The task ▸ Print word for word the first line of the listing below and every line after it, through the line with "const pentagon = 'path://M50". Leave out the pictures and the rest.

Source material ▸

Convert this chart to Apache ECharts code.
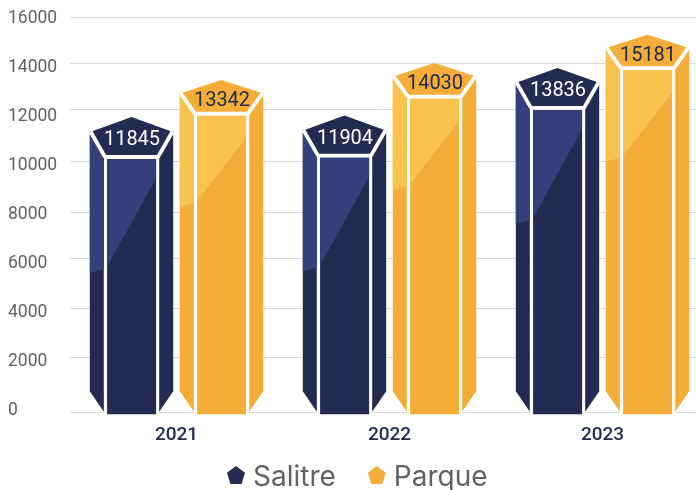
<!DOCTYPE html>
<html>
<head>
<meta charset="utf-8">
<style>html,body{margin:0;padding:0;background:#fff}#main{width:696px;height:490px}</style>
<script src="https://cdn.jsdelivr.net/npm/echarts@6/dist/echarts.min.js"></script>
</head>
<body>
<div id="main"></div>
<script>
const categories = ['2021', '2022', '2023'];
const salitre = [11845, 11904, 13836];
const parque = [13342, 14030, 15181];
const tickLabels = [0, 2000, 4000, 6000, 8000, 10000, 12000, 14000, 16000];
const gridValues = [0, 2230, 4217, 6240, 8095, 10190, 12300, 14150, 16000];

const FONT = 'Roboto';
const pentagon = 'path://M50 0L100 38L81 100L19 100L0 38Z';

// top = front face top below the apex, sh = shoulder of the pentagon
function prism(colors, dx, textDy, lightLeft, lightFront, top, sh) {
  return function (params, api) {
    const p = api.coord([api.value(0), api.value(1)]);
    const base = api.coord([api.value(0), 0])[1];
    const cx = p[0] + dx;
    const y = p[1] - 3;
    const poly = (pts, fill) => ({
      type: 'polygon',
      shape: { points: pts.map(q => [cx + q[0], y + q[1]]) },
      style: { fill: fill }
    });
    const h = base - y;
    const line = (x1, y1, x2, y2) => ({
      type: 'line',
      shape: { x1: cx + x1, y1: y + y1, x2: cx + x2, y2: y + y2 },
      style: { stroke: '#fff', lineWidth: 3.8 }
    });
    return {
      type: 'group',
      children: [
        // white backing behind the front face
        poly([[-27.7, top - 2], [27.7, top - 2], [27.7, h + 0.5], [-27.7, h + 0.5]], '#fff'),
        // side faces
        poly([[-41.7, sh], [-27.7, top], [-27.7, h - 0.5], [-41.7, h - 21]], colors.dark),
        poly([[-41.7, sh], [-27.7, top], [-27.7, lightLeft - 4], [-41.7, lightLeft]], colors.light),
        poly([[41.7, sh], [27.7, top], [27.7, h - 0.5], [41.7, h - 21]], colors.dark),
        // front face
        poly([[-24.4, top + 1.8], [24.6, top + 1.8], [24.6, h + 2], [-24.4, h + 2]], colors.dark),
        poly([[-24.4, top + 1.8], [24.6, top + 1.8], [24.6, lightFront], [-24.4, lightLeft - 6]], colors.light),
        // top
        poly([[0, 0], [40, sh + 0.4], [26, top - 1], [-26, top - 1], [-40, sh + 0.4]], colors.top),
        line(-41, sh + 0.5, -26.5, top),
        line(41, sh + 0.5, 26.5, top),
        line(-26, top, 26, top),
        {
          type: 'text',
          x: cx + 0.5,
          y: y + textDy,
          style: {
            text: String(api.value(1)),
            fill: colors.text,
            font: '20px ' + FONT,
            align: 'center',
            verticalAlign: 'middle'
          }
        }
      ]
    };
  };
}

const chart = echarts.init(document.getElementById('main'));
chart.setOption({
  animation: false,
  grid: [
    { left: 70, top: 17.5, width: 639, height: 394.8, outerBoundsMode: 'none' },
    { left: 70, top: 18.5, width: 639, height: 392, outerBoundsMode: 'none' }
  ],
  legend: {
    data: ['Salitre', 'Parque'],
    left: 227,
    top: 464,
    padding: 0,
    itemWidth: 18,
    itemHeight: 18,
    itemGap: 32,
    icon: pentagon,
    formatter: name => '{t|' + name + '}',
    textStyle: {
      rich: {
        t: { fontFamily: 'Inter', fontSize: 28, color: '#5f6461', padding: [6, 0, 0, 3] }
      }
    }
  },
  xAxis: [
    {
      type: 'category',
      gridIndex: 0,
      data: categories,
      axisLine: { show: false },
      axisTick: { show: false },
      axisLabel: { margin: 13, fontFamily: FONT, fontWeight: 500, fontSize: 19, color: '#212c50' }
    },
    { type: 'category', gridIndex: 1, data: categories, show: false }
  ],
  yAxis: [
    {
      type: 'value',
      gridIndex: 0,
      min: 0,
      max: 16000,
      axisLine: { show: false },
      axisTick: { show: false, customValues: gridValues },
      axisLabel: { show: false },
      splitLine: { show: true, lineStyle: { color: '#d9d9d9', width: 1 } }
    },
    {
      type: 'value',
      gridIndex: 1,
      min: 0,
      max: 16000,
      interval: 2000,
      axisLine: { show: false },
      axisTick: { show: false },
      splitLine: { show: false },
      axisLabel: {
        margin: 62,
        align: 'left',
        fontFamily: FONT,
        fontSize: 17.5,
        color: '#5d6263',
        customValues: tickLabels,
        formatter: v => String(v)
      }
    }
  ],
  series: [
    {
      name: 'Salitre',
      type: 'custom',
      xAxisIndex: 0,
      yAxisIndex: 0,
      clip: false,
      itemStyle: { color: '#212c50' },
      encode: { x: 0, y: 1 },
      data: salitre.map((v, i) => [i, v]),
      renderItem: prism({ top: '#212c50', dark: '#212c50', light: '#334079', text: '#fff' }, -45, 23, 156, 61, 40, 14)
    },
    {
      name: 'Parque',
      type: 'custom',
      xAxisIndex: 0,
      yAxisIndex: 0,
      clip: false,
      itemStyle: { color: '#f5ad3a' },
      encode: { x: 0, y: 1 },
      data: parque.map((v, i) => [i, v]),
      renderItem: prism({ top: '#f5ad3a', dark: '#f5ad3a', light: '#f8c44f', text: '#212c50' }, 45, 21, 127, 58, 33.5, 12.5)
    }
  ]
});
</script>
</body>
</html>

The completed task ▸
Convert this chart to Apache ECharts code.
<!DOCTYPE html>
<html>
<head>
<meta charset="utf-8">
<style>html,body{margin:0;padding:0;background:#fff}#main{width:696px;height:490px}</style>
<script src="https://cdn.jsdelivr.net/npm/echarts@6/dist/echarts.min.js"></script>
</head>
<body>
<div id="main"></div>
<script>
const categories = ['2021', '2022', '2023'];
const salitre = [11845, 11904, 13836];
const parque = [13342, 14030, 15181];
const tickLabels = [0, 2000, 4000, 6000, 8000, 10000, 12000, 14000, 16000];
const gridValues = [0, 2230, 4217, 6240, 8095, 10190, 12300, 14150, 16000];

const FONT = 'Roboto';
const pentagon = 'path://M50 0L100 38L81 100L19 100L0 38Z';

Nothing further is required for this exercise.